Las diferentes formas de realidad virtual que permite la tecnología tienen, sin duda, un aspecto positivo. Han contribuido a romper el aislamiento en el que muchas personas vivían sumidas. También el anonimato que permite internet, a través de los chats y de los diferentes sistemas de mensajería instantánea, han permitido una fluidez de comunicación que, al no verse limitada por la presencia física del interlocutor -más aun, ni siquiera por la sensación de conocer al interlocutor- es más sincera, aunque eso no siempre tenga los mejores resultados.
Internet ha dado lugar a las llamadas comunidades virtuales. Profesionales, curiosos, coleccionistas y toda clase de personas interesadas en los más exóticos asuntos, de diferentes partes del mundo, ahora pueden intercambiar información de un modo instantáneo, frente a lo tremendamente costoso y tedioso de organizar simposios, tener que enviar cartas o publicar artículos. Como es sabido, además, los mensajes electrónicos contribuyen a la causa ecológica por el menor gasto de papel.
Por lo que respecta a la medicina y demás campos científicos, los efectos de la comunidad virtual son igualmente excelentes.
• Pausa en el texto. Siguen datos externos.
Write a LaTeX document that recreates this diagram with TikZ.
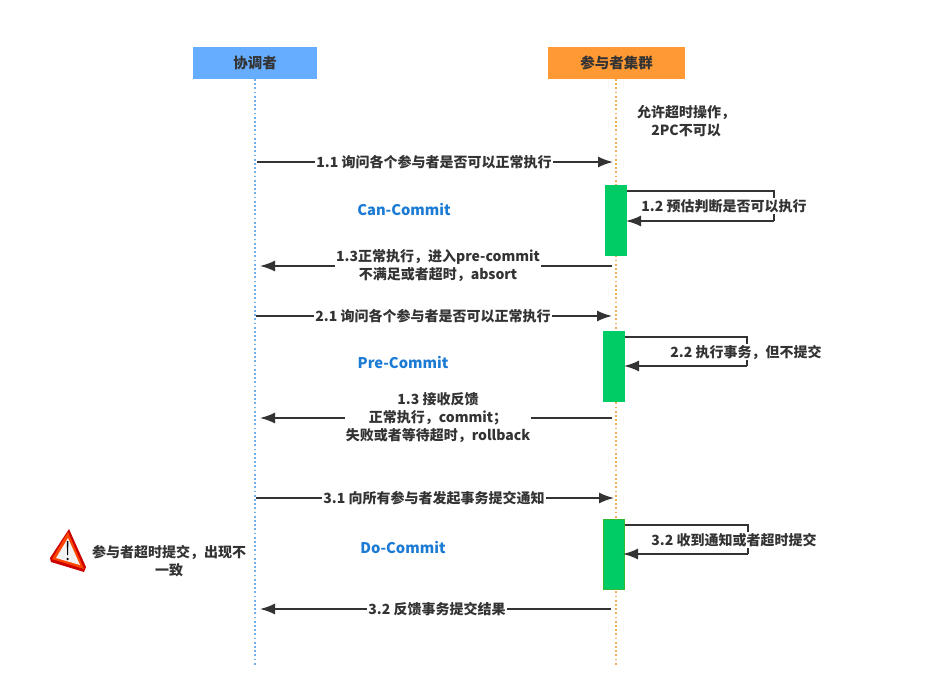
\documentclass[tikz,border=0pt]{standalone}
\usepackage{fontspec}
\setmainfont{Noto Sans CJK SC}
\usetikzlibrary{arrows.meta}
\definecolor{ink}{HTML}{333333}
\definecolor{blueh}{HTML}{66ADFF}
\definecolor{orangeh}{HTML}{FF9933}
\definecolor{barg}{HTML}{00CC66}
\definecolor{lifeb}{HTML}{6FB0E8}
\definecolor{lifeo}{HTML}{F5A95A}
\definecolor{phase}{HTML}{1A7AD4}
\tikzset{
  headbox/.style={minimum height=32pt,inner sep=0pt,text=ink,font=\fontsize{14.5}{16}\selectfont\bfseries},
  bar/.style={fill=barg,draw=none,inner sep=0pt,minimum width=22pt,minimum height=71pt},
  msg/.style={draw=ink,line width=1.6pt,-{Latex[length=15pt,width=11pt]}},
  plain/.style={draw=ink,line width=1.6pt},
  lbl/.style={fill=white,inner sep=1pt,text=ink,align=center,font=\fontsize{14}{18}\selectfont\bfseries},
  bare/.style={inner sep=1pt,text=ink,align=center,font=\fontsize{14}{18}\selectfont\bfseries},
  phaselbl/.style={inner sep=0pt,text=phase,font=\fontsize{14.7}{16}\selectfont\bfseries},
  life/.style={line width=1.8pt,dash pattern=on 1.8pt off 2.4pt}
}
\begin{document}
\begin{tikzpicture}[x=1pt,y=-1pt]
\useasboundingbox (0,0) rectangle (952,698);
\fill[white] (0,0) rectangle (952,698);
% headers
\node[headbox,fill=blueh,minimum width=124pt] (coord) at (255,63) {协调者};
\node[headbox,fill=orangeh,minimum width=137pt] (part) at (616.5,63) {参与者集群};
% lifelines
\coordinate (coordEnd) at (255,665);
\coordinate (partEnd) at (616,665);
\draw[life,draw=lifeb] (255,79) -- (coordEnd);
\draw[life,draw=lifeo] (616,79) -- (partEnd);
% bars
\node[bar] (bar1) at (616,220.5) {};
\node[bar] (bar2) at (614,366.5) {};
\node[bar,draw=green!65!black!80,line width=1pt,minimum width=21pt,minimum height=70pt] (bar3) at (614,554.5) {};
% coordinates for messages
\coordinate (a1s) at (257,162); \coordinate (a1e) at (613,162);
\coordinate (a3s) at (612,266); \coordinate (a3e) at (260,266);
\coordinate (b1s) at (256,316); \coordinate (b1e) at (612,316);
\coordinate (b3s) at (612,418); \coordinate (b3e) at (260,418);
\coordinate (c1s) at (256,498); \coordinate (c1e) at (614,498);
\coordinate (c3s) at (611,609); \coordinate (c3e) at (260,609);
\draw[msg] (a1s) -- (a1e);
\draw[msg] (a3s) -- (a3e);
\draw[msg] (b1s) -- (b1e);
\draw[msg] (b3s) -- (b3e);
\draw[msg] (c1s) -- (c1e);
\draw[msg] (c3s) -- (c3e);
% self loops
\coordinate (l1a) at (627,191); \coordinate (l1b) at (774,191); \coordinate (l1c) at (774,221); \coordinate (l1d) at (626,221);
\draw[plain] (l1a) -- (l1b) -- (l1c);
\draw[msg] (l1c) -- (l1d);
\coordinate (l2a) at (625,337); \coordinate (l2b) at (747,337); \coordinate (l2c) at (747,366); \coordinate (l2d) at (624,366);
\draw[plain] (l2a) -- (l2b) -- (l2c);
\draw[msg] (l2c) -- (l2d);
\coordinate (l3a) at (625,525); \coordinate (l3b) at (748,525); \coordinate (l3c) at (748,554); \coordinate (l3d) at (623,554);
\draw[plain] (l3a) -- (l3b) -- (l3c);
\draw[msg] (l3c) -- (l3d);
% labels
\node[lbl] (t11) at (434,162) {1.1 询问各个参与者是否可以正常执行};
\node[lbl] (t12) at (724,206) {1.2 预估判断是否可以执行};
\node[lbl] (t13) at (438,266) {1.3正常执行，进入pre-commit\\不满足或者超时，absort};
\node[lbl] (t21) at (433,316) {2.1 询问各个参与者是否可以正常执行};
\node[lbl] (t22) at (746,352) {2.2 执行事务，但不提交};
\node[lbl,minimum width=186pt] (t23) at (438,418) {1.3 接收反馈\\正常执行，commit；\\失败或者等待超时，rollback};
\node[lbl] (t31) at (434,498) {3.1 向所有参与者发起事务提交通知};
\node[lbl] (t32) at (734,540) {3.2 收到通知或者超时提交};
\node[lbl] (t33) at (437,609) {3.2 反馈事务提交结果};
\node[bare] (note1) at (686,121) {允许超时操作，\\2PC不可以};
\node[bare] (note2) at (169,561) {参与者超时提交，出现不\\一致};
\node[phaselbl] (ph1) at (404,209) {Can-Commit};
\node[phaselbl] (ph2) at (403,362) {Pre-Commit};
\node[phaselbl] (ph3) at (403,547) {Do-Commit};
% warning icon
\fill[red!80!black,line join=round] (69,529) -- (86,567) -- (84,572) -- (51,562) -- (50,558) -- cycle;
\fill[orange!55!red] (68,532) -- (84,569) -- (52,559) -- cycle;
\fill[gray!10] (68,538) -- (80,565) -- (56,558) -- cycle;
\fill[black] (66.8,541) -- (68.4,541) -- (68,555) -- (67.2,555) -- cycle;
\fill[black] (67.6,559) circle (1.3pt);
\end{tikzpicture}
\end{document}
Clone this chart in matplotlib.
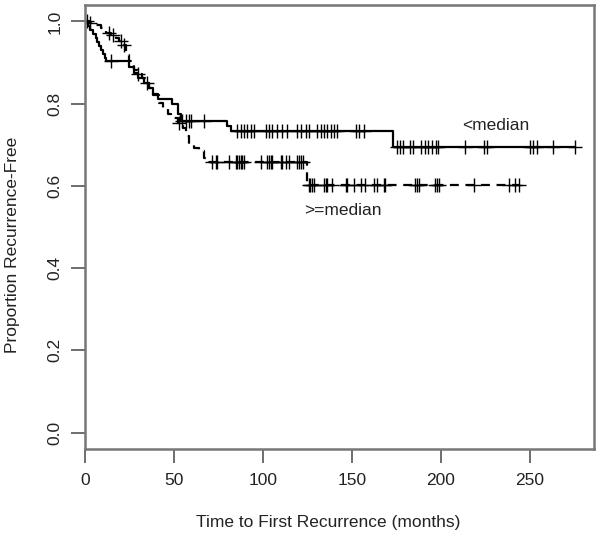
import numpy as np
import matplotlib
matplotlib.use("Agg")
import matplotlib.pyplot as plt

plt.rcParams['font.family'] = ['Liberation Sans', 'DejaVu Sans']

# <median group (solid): event times and survival after each event
solid_t = [1.5, 3, 4.5, 6, 7, 8, 9, 10, 11, 12, 24.7, 27.6, 30, 33, 36, 38, 41, 49, 52, 54, 80, 82, 173]
solid_s = [0.99, 0.98, 0.97, 0.96, 0.95, 0.94, 0.93, 0.92, 0.91, 0.903, 0.89, 0.875, 0.862, 0.85, 0.838,
           0.823, 0.812, 0.799, 0.775, 0.757, 0.745, 0.734, 0.695]
solid_cens = [14.6, 54.5, 56.6, 58.5, 59.4, 66.9, 85.6, 87.5, 89.4, 91.2, 93.1, 95, 101.5, 103.4, 105.3,
              108, 110.9, 113.7, 119.3, 121.1, 124, 125.8, 130.5, 132.4, 134.2, 136.1, 138, 139.8, 141.7,
              152, 153.9, 156.6, 175.5, 177, 178.5, 182.5, 184.5, 189, 191, 193, 195, 197, 198.5, 213.5,
              224, 226, 250, 252, 254, 263, 275.5]

# >=median group (dashed)
dash_t = [2, 6.2, 9, 11.8, 14.6, 17.4, 19.3, 21.1, 23, 24.9, 27.7, 29.5, 32.3, 34.2, 36.1, 38, 41.7,
          43.6, 46.4, 48.2, 52, 54.8, 56.6, 58.5, 61.3, 64.1, 66.9, 69.7, 125]
dash_s = [0.996, 0.992, 0.984, 0.972, 0.968, 0.96, 0.952, 0.943, 0.919, 0.903, 0.883, 0.871, 0.863,
          0.851, 0.839, 0.822, 0.802, 0.79, 0.774, 0.766, 0.754, 0.742, 0.722, 0.701, 0.693, 0.685,
          0.669, 0.657, 0.602]
dash_cens = [1, 3, 13.5, 16, 20, 22, 30, 35, 53, 71.6, 73.5, 74.4, 80.9, 84.7, 85.6, 86.5, 87.5, 88.4,
             89.3, 98.7, 102.4, 103.4, 104.3, 105.2, 110, 110.9, 112.7, 114.6, 119.3, 120.2, 121.1,
             122.5, 125.8, 126.7, 127.7, 128.6, 134.2, 135.2, 136.1, 138.9, 146.4, 147.3, 151, 154.8,
             157.6, 162.3, 164.2, 167.9, 168.8, 185.6, 186.6, 187.5, 196.9, 197.8, 198.7, 218.3, 238,
             241.7, 243.6]

group_labels = ["<median", ">=median"]
x_ticks = [0, 50, 100, 150, 200, 250]
y_ticks = [0.0, 0.2, 0.4, 0.6, 0.8, 1.0]


def km_curve(times, surv, cens):
    end = max(max(times), max(cens))
    t = np.concatenate([[0.0], times, [end]])
    s = np.concatenate([[1.0], surv, [surv[-1]]])
    ct = np.array(cens, dtype=float)
    idx = np.searchsorted(np.array(times, dtype=float), ct, side='right')
    s_all = np.concatenate([[1.0], surv])
    cs = s_all[idx]
    return t, s, ct, cs


fig = plt.figure(figsize=(6, 5.4), dpi=100)
ax = fig.add_axes([85 / 600, 1 - 449 / 540, (594 - 85) / 600, (449 - 5) / 540])

for (tt, ss, cc), ls in [((solid_t, solid_s, solid_cens), '-'),
                         ((dash_t, dash_s, dash_cens), (0, (4, 3)))]:
    t, s, ct, cs = km_curve(tt, ss, cc)
    ax.step(t, s, where='post', color='black', lw=1.6, linestyle=ls)
    ax.plot(ct, cs, linestyle='none', marker='+', ms=10, mew=1.0, color='black')

fs = 12.5
ax.text(231, 0.748, group_labels[0], fontsize=fs, ha='center', va='center', color='#222222')
ax.text(145, 0.54, group_labels[1], fontsize=fs, ha='center', va='center', color='#222222')

ax.set_xlim(0, 286)
ax.set_ylim(-0.04, 1.04)
ax.set_xticks(x_ticks)
ax.set_xticklabels([str(v) for v in x_ticks])
ax.set_yticks(y_ticks)
ax.set_yticklabels([f"{v:.1f}" for v in y_ticks], rotation=90, va='center')

for sp in ax.spines.values():
    sp.set_color('#777777')
    sp.set_linewidth(1.8)
ax.tick_params(direction='out', length=10, width=1.2, color='#555555', labelsize=fs,
               labelcolor='#222222')
ax.tick_params(axis='x', pad=7)
ax.tick_params(axis='y', pad=6)

fig.text(328 / 600, 1 - 523 / 540, "Time to First Recurrence (months)", fontsize=fs,
         ha='center', va='center', color='#222222')
fig.text(13 / 600, 1 - 245 / 540, "Proportion Recurrence-Free", fontsize=fs, rotation=90,
         ha='center', va='center', color='#222222')

fig.savefig("out.png", dpi=100)
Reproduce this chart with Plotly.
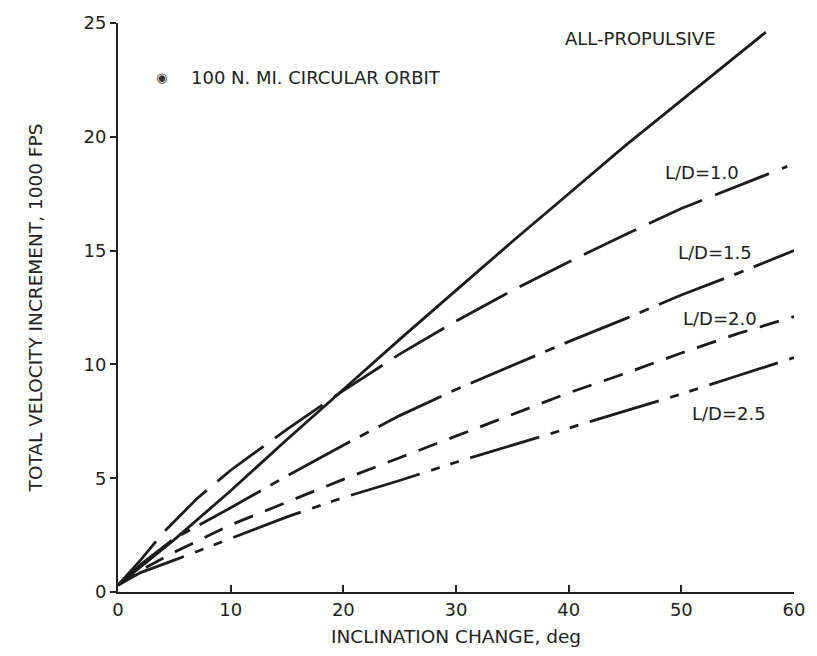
import plotly.graph_objects as go

# Data
allprop_x = [0, 5, 10, 15, 20, 25, 30, 35, 40, 45, 50, 55, 57.5]
allprop_y = [0.3, 2.3, 4.45, 6.7, 8.9, 11.1, 13.25, 15.4, 17.5, 19.6, 21.6, 23.6, 24.6]

ld10_x = [0, 2, 4, 7, 10, 15, 20, 25, 30, 35, 40, 45, 50, 55, 59.4]
ld10_y = [0.3, 1.4, 2.6, 4.1, 5.35, 7.15, 8.85, 10.45, 11.9, 13.25, 14.5, 15.7, 16.85, 17.85, 18.7]

ld15_x = [0, 2, 5, 10, 15, 20, 25, 30, 35, 40, 45, 50, 55, 60]
ld15_y = [0.3, 1.2, 2.35, 3.7, 5.1, 6.45, 7.75, 8.9, 9.95, 11.0, 12.0, 13.05, 14.0, 15.0]

ld20_x = [0, 2, 5, 10, 15, 20, 25, 30, 35, 40, 45, 50, 55, 60]
ld20_y = [0.3, 0.95, 1.75, 2.95, 3.95, 4.95, 5.9, 6.85, 7.8, 8.75, 9.6, 10.5, 11.35, 12.1]

ld25_x = [0, 2, 5, 10, 15, 20, 25, 30, 35, 40, 45, 50, 55, 60]
ld25_y = [0.3, 0.85, 1.4, 2.35, 3.3, 4.15, 4.9, 5.7, 6.45, 7.2, 7.95, 8.7, 9.5, 10.3]

x_ticks = [0, 10, 20, 30, 40, 50, 60]
y_ticks = [0, 5, 10, 15, 20, 25]

labels = ["ALL-PROPULSIVE", "L/D=1.0", "L/D=1.5", "L/D=2.0", "L/D=2.5"]
label_x = [46.4, 51.8, 53.0, 53.4, 54.2]
label_y = [24.3, 18.45, 14.9, 12.0, 7.85]

FONT = "DejaVu Sans, Liberation Sans, sans-serif"
LC = "#1c1c1c"

series = [
    (allprop_x, allprop_y, "solid"),
    (ld10_x, ld10_y, "58px,14px"),
    (ld15_x, ld15_y, "70px,11px,10px,11px"),
    (ld20_x, ld20_y, "20px,13px"),
    (ld25_x, ld25_y, "72px,12px,9px,11px,9px,12px"),
]

fig = go.Figure()
for (xs, ys, dash), name in zip(series, labels):
    fig.add_trace(go.Scatter(x=xs, y=ys, mode="lines", name=name,
                             line=dict(color=LC, width=2.8, dash=dash),
                             showlegend=False))

for t, ax, ay in zip(labels, label_x, label_y):
    fig.add_annotation(x=ax, y=ay, xref="x", yref="y", text=t, showarrow=False,
                       font=dict(family=FONT, size=18, color="#222"))

fig.add_annotation(x=3.9, y=22.6, xref="x", yref="y", text="◉", showarrow=False,
                   font=dict(family="DejaVu Sans", size=13, color="#333"))
fig.add_annotation(x=6.3, y=22.6, xref="x", yref="y", text="100 N. MI. CIRCULAR ORBIT",
                   showarrow=False, xanchor="left",
                   font=dict(family=FONT, size=18, color="#222"))

fig.update_layout(
    width=817, height=656,
    margin=dict(l=118, r=14, t=22, b=59),
    paper_bgcolor="white", plot_bgcolor="white",
    font=dict(family=FONT, color="#222"),
)
fig.update_xaxes(range=[0, 60], tickvals=x_ticks, ticktext=[str(v) for v in x_ticks],
                 showgrid=False, zeroline=False, showline=True, linecolor="#222", linewidth=2,
                 ticks="inside", ticklen=7, tickwidth=1.5, tickcolor="#222",
                 tickfont=dict(family=FONT, size=18),
                 title=dict(text="INCLINATION CHANGE, deg", font=dict(family=FONT, size=18.5), standoff=11))
fig.update_yaxes(range=[0, 25], tickvals=y_ticks, ticktext=[str(v) for v in y_ticks],
                 showgrid=False, zeroline=False, showline=True, linecolor="#222", linewidth=2,
                 ticks="outside", ticklen=6, tickwidth=1.5, tickcolor="#222",
                 tickfont=dict(family=FONT, size=18),
                 title=dict(text="TOTAL VELOCITY INCREMENT, 1000 FPS", font=dict(family=FONT, size=18.5), standoff=36))

fig.write_html("out.html")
Ahora los especialistas pueden contrastar y comentar sus investigaciones y descubrimientos de modo muy rápido, dando ello lugar a un progreso más veloz.
Hasta aquí lo positivo del mundo virtual. La cuestión es más seria cuando consideramos que está dando lugar a una vida virtual. Ya no se trata de una ocasional llamada telefónica, de la película de buenos y malos que nos enciende las emociones o de la cinta porno que pone al espectador frenético de pasión. Ahora es mucho más que eso. ¿Para qué vamos a ir a pasar un rato con el amiguete de turno si podemos estar hablando con decenas de amigos virtuales en el chat? ¿Para qué vamos a ser fieles a un amor, si en internet es posible encontrar 15 (que a su vez encuentran otros 15) en una sola tarde? Si, en definitiva, podemos experimentar todo de modo virtual -pasiones, persecuciones, vuelos en helicóptero, submarinismo, carreras de coches y, claro, sexo-, ¿para qué molestarnos en experimentarlo de modo real, que es siempre más complicado y costoso?
La cuestión se hace más apremiante si consideramos que el mundo de lo virtual tiende inevitablemente a uniformar las culturas. La televisión (junto con el cine, particularmente la poderosa cinematografía estadounidense) ha sido a lo largo del siglo XX el gran arma, la gran apisonadora de la globalización, la gran demoledora de microculturas. La televisión nos ha estandarizado. Los poderosos imponen su cultura, su estética, sus intereses, a escala planetaria a través de la omnipresente televisión («cada uno en su casa y la tele en la de todos», era la versión del conocido refrán que daba una antigua amiga).
Lo paradójico es que esa misma vida virtual que acerca íntimamente a coleccionistas de España y Australia en el éter de lo cibernético, en la vida real nos distancia. Estamos más interesados en el chat que en las personas reales a las que tenemos acceso en nuestro entorno social. Resolvemos la vida a través de sms y de mensajes de e-mail o de voice mail.
La fascinación de lo virtual es la cápsula edulcorada que, bien administrada, cuando sea necesario su uso, puede ser útil y curativa, pero que, tomada de modo acrítico, puede tener efectos desastrosos para la diversidad cultural y las relaciones humanas.
Juan Antonio Herrero Brasas es profesor de Ética social en la Universidad del Estado de California.